EXERCISE
Report, as a bare number, how many lines of the material below contain the word "Python".

====== DATA FOR THIS TASK

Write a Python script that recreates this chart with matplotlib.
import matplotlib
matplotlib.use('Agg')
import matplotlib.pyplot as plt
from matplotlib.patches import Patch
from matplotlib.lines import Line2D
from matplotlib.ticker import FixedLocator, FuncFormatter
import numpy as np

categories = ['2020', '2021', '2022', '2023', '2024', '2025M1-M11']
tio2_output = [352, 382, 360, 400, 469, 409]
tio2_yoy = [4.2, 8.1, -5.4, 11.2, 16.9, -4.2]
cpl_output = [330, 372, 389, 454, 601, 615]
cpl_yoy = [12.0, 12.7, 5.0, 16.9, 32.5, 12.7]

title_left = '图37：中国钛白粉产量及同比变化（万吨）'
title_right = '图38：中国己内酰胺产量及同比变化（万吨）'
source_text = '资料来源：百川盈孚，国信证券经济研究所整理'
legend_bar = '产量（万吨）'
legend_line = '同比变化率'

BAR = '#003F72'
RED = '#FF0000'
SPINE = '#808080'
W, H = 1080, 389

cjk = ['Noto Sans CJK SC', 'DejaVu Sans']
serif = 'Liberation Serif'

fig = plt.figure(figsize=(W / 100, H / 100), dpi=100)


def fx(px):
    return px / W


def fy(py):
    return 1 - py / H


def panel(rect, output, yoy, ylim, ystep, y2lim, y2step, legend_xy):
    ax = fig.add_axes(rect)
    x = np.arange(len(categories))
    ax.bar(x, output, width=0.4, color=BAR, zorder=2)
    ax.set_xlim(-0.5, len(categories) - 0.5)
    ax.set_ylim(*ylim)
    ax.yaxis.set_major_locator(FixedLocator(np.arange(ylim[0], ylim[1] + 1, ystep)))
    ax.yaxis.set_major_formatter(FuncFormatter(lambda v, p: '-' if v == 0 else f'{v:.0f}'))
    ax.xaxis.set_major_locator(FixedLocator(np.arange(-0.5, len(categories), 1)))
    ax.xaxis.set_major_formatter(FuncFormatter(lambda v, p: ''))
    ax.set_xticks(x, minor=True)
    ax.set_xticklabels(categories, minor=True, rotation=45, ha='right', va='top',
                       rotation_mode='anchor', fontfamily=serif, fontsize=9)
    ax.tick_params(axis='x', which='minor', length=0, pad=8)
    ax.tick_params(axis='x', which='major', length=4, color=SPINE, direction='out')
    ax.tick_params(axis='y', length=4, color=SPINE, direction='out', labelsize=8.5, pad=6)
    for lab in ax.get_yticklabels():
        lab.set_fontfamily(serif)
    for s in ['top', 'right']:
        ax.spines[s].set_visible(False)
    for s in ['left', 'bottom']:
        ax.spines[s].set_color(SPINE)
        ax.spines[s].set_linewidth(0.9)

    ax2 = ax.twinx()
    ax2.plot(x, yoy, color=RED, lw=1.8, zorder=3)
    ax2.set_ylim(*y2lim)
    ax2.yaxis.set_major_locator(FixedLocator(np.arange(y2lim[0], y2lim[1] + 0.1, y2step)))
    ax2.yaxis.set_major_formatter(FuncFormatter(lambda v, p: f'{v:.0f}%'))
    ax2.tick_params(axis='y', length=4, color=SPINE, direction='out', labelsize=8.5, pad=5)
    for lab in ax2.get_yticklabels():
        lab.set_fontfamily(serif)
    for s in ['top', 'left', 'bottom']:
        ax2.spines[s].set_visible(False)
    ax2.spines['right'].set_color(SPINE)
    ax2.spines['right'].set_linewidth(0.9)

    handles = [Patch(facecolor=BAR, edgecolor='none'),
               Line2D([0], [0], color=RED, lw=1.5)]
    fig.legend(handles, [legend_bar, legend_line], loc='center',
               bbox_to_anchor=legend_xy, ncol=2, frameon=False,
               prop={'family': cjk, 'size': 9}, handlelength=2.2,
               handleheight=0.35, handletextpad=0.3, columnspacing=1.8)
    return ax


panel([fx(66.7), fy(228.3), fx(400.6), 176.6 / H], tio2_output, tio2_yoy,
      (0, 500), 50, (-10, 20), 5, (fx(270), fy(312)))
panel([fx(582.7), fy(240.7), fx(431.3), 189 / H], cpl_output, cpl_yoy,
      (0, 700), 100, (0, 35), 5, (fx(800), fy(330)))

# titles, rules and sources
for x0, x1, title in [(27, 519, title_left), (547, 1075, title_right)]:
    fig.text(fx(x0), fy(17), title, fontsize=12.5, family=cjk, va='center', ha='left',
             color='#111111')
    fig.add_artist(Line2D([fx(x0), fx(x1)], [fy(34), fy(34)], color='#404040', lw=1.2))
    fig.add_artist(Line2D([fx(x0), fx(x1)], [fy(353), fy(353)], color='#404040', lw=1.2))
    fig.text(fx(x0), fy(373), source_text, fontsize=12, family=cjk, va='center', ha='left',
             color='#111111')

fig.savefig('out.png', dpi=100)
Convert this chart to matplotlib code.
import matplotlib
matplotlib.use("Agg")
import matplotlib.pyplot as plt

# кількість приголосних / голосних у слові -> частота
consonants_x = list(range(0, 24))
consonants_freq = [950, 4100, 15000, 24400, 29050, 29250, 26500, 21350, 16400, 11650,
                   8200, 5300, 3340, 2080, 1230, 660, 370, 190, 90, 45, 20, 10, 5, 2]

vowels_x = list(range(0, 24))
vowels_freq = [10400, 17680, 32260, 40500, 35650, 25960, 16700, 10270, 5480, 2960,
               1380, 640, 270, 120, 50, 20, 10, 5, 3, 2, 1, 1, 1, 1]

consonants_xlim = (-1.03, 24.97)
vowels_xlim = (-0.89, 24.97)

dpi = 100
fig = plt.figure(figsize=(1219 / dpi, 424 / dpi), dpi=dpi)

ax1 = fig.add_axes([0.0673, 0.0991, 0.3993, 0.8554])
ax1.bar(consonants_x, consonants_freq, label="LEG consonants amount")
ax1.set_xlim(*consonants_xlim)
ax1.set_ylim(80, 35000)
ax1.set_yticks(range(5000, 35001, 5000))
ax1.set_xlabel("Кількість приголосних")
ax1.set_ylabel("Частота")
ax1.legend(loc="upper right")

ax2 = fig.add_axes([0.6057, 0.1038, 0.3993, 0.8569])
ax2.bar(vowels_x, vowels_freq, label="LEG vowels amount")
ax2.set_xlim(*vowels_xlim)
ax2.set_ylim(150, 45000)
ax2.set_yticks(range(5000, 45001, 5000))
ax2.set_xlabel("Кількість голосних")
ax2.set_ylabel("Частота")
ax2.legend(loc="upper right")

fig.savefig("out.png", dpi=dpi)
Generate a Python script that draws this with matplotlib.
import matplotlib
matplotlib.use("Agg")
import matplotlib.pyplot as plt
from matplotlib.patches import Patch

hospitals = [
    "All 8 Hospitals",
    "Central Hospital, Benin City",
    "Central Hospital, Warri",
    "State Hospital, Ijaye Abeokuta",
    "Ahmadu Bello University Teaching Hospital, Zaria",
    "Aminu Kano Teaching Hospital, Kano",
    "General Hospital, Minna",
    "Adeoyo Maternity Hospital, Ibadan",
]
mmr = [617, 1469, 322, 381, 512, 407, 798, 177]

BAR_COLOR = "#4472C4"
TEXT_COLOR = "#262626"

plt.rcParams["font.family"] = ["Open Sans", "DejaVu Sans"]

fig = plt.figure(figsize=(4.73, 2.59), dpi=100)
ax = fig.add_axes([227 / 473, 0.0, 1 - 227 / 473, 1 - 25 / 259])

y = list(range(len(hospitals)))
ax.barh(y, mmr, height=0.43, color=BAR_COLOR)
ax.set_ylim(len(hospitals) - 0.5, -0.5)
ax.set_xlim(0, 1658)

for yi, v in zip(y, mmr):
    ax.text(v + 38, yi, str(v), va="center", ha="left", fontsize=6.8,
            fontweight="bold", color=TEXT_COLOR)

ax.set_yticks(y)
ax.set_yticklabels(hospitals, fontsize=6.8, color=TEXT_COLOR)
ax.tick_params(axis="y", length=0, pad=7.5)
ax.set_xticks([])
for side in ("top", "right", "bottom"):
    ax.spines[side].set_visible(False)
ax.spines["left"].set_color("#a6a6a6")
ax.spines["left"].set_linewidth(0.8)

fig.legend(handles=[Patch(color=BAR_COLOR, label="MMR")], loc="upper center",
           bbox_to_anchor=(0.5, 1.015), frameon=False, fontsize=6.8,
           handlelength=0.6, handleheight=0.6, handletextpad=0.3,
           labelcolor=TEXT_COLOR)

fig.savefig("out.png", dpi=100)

============

EXERCISE RESULT
2